Promuove attività di didattica, ricerca e disseminazione su tutte le tematiche della strategia, sviluppate dal Professor Porter nella sua lunga carriera, da quelle più note a quelle più recenti, per le quali esiste una Candidatura al Nobel. Il tema della competitività, in senso esteso e soprattutto nelle sue relazioni con il tema del progresso sociale, è oggi più che mai contemporaneo, ma ha bisogno di amplificare il proprio impatto. Per questo, l’Istituto ha come obiettivo quello di incanalare i fondi raccolti nella promozione di studi, ricerche, analisi e strumenti, che possano generare un impatto sull’economia reale dei diversi Paesi, oltre gli Stati Uniti, in cui l’Istituto è già attivo.
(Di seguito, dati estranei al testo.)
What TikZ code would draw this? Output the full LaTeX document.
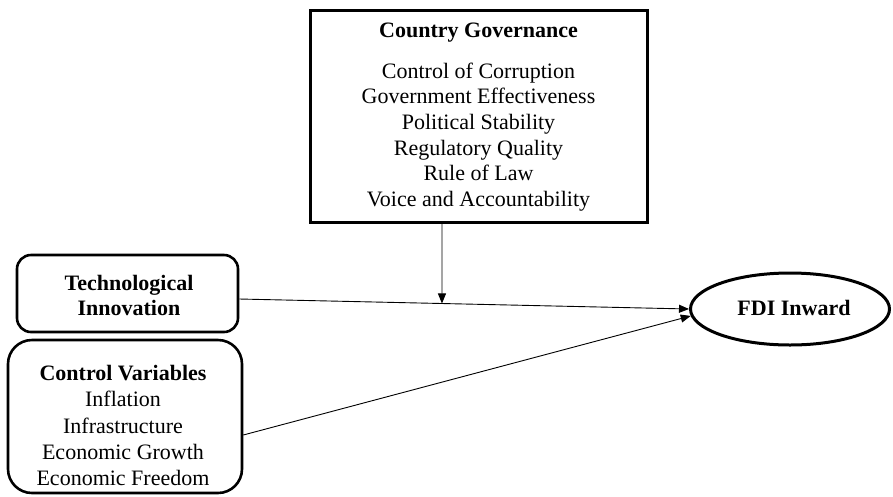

Come ha inciso il pensiero di Porter su temi come la competitività di un sistema economico, la strategia di un’azienda o la capacità attrattiva di una società?
Innanzitutto, ha chiarito e codificato cosa si intenda per competitività e quali siano i driver su cui si fonda. La competitività è alla base della prosperità di un territorio o di un cluster e perché vi sia competitività, occorre che vi sia produttività e quindi imprese capaci di innovare continuamente. Più innovazione, più produttività, più competitività, dunque, più prosperità.
In uno scenario geopolitico così complesso come quello odierno e dalle repentine evoluzioni tecnologiche, quali sono gli elementi su cui un’azienda deve far leva per rimanere competitiva?
È il tema del mio nuovo libro, in uscita in tutte le librerie per Natale. Si intitola “La sfida sociale. Perché le imprese non funzionano più e come possiamo aggiustarle”. Non voglio spoilerare…
Dal micro (la singola azienda), al macro (i contesti territoriali): lei ha accompagnato Confindustria Varese alla realizzazione del Piano Strategico #Varese2050, volto proprio al riposizionamento competitivo della provincia. Quali sono, oggi, le politiche e le strategie che possono contribuire o che sono essenziali per la competitività di un territorio?
I territori oggi hanno di fronte una sfida incredibile che si gioca tra attrarre e trattenere individui, imprese, istituzioni e investitori. La via è avere un’identità forte e la capacità di creare valore economico e sociale. Sul sito italiacompete.it ci sono tutti gli indicatori per misurare la propria strategia.
Quale consiglio si sente di dare ad un imprenditore per affrontare le sfide e le transizioni oggi in atto?
Faccio mio il consiglio che dava sempre Porter nel corso per Ceo: “Chiediti ogni giorno quattro cose. Perché i clienti vorrebbero comprare dalla tua impresa? Perché le persone vorrebbero lavorare nella tua impresa? Perché gli investitori vorrebbero finanziare la tua impresa? Perché la comunità vorrebbe avere la tua impresa nel suo territorio?”